1. If `T` is a class type, we have to first default construct all of the elements when we construct `OwningArrayRef` and then in a second pass we can assign to those elements to give what we want. This wastes time and for some classes is not possible.
2. If `T` is a built-in type, the data starts out uninitialized. This easily forgotten step means we access uninitialized memory.

Using `std::vector`, by constrast, has well-known constructors that can fill in the data that we actually want on construction.

`OwningArrayRef` has slightly different performance characteristics than `std::vector`, but the difference is minimal.

The first difference is a theoretical negative for `OwningArrayRef`: by implementing in terms of `new[]` and `delete[]`, the implementation has less room to optimize these calls. However, I say this is theoretical because for clang, at least, the extra freedom of optimization given to `std::allocator` is not yet taken advantage of (see https://github.com/llvm/llvm-project/issues/68365)

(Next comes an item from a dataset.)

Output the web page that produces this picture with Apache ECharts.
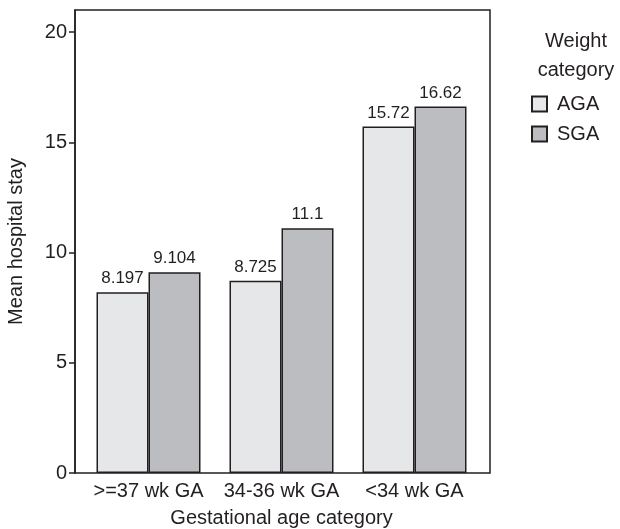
<!DOCTYPE html>
<html>
<head>
<meta charset="utf-8">
<script src="https://cdn.jsdelivr.net/npm/echarts@6/dist/echarts.min.js"></script>
<style>html,body{margin:0;padding:0;background:#fff;}#c{width:620px;height:529px;}</style>
</head>
<body>
<div id="c"></div>
<script>
const categories = ['>=37 wk GA', '34-36 wk GA', '<34 wk GA'];
const agaValues = [8.197, 8.725, 15.72];
const sgaValues = [9.104, 11.1, 16.62];
const yTicks = [0, 5, 10, 15, 20];
const seriesNames = ['AGA', 'SGA'];

const ink = '#231f20';
const font = '"Liberation Sans", Arial, sans-serif';
const chart = echarts.init(document.getElementById('c'), null, {renderer: 'canvas'});
chart.setOption({
  animation: false,
  backgroundColor: '#fff',
  title: {
    text: 'Weight\ncategory',
    left: 571, top: 22, textAlign: 'center',
    textStyle: {fontFamily: font, fontSize: 20, fontWeight: 'normal', color: ink, lineHeight: 29}
  },
  legend: {
    orient: 'vertical', left: 526, top: 89,
    itemWidth: 15, itemHeight: 15, itemGap: 10,
    icon: 'rect',
    data: seriesNames,
    textStyle: {fontFamily: font, fontSize: 20, color: ink, padding: [0, 0, 0, 5]}
  },
  grid: [
    {left: 75, top: 10, width: 415, height: 463, show: true, borderColor: ink, borderWidth: 1.5, backgroundColor: 'transparent', outerBoundsMode: 'none', containLabel: false},
    {left: 82, top: 10, width: 399, height: 463, outerBoundsMode: 'none', containLabel: false}
  ],
  xAxis: [
    {type: 'category', gridIndex: 0, data: categories, show: false},
    {type: 'category', gridIndex: 1, data: categories,
     axisLine: {show: false}, axisTick: {show: false},
     axisLabel: {fontFamily: font, fontSize: 20, color: ink, margin: 8, interval: 0},
     name: 'Gestational age category', nameLocation: 'middle', nameGap: 35,
     nameTextStyle: {fontFamily: font, fontSize: 20, color: ink}}
  ],
  yAxis: [
    {type: 'value', gridIndex: 0, min: 0, max: 21, interval: 5,
     splitLine: {show: false},
     axisLine: {show: true, lineStyle: {color: ink, width: 1.5}},
     axisTick: {show: true, length: 6, customValues: yTicks, lineStyle: {color: ink, width: 1.5}},
     axisLabel: {fontFamily: font, fontSize: 20, color: ink, margin: 8, customValues: yTicks},
     name: 'Mean hospital stay', nameLocation: 'middle', nameGap: 49,
     nameTextStyle: {fontFamily: font, fontSize: 20, color: ink}},
    {type: 'value', gridIndex: 1, min: 0, max: 21, show: false}
  ],
  series: [
    {name: 'AGA', type: 'bar', xAxisIndex: 1, yAxisIndex: 1, data: agaValues,
     barWidth: 52, barGap: '0%',
     itemStyle: {color: '#e6e7e8', borderColor: ink, borderWidth: 1.5},
     label: {show: true, position: 'top', distance: 5, fontFamily: font, fontSize: 17, color: ink}},
    {name: 'SGA', type: 'bar', xAxisIndex: 1, yAxisIndex: 1, data: sgaValues,
     barWidth: 52, barGap: '0%',
     itemStyle: {color: '#bcbdc0', borderColor: ink, borderWidth: 1.5},
     label: {show: true, position: 'top', distance: 5, fontFamily: font, fontSize: 17, color: ink}}
  ]
});
</script>
</body>
</html>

The second difference is slightly in favor of `OwningArrayRef`: `sizeof(std::vector<T>) == sizeof(void *) 3` on pretty much any implementation, whereas `sizeof(OwningArrayRef) == sizeof(void *) * 2` which seems like a win. However, this is just a misdirection of the accounting costs: array-new sticks bookkeeping information in the allocated storage. There are some cases where this is beneficial to reduce stack usage, but that minor benefit doesn't seem worth the costs. If we actually need that optimization, we'd be better served by writing a `DynamicArray` type that implements a full vector-like feature set (except for operations that change the size of the container) while allocating through `std::allocator` to avoid the pitfalls outlined earlier.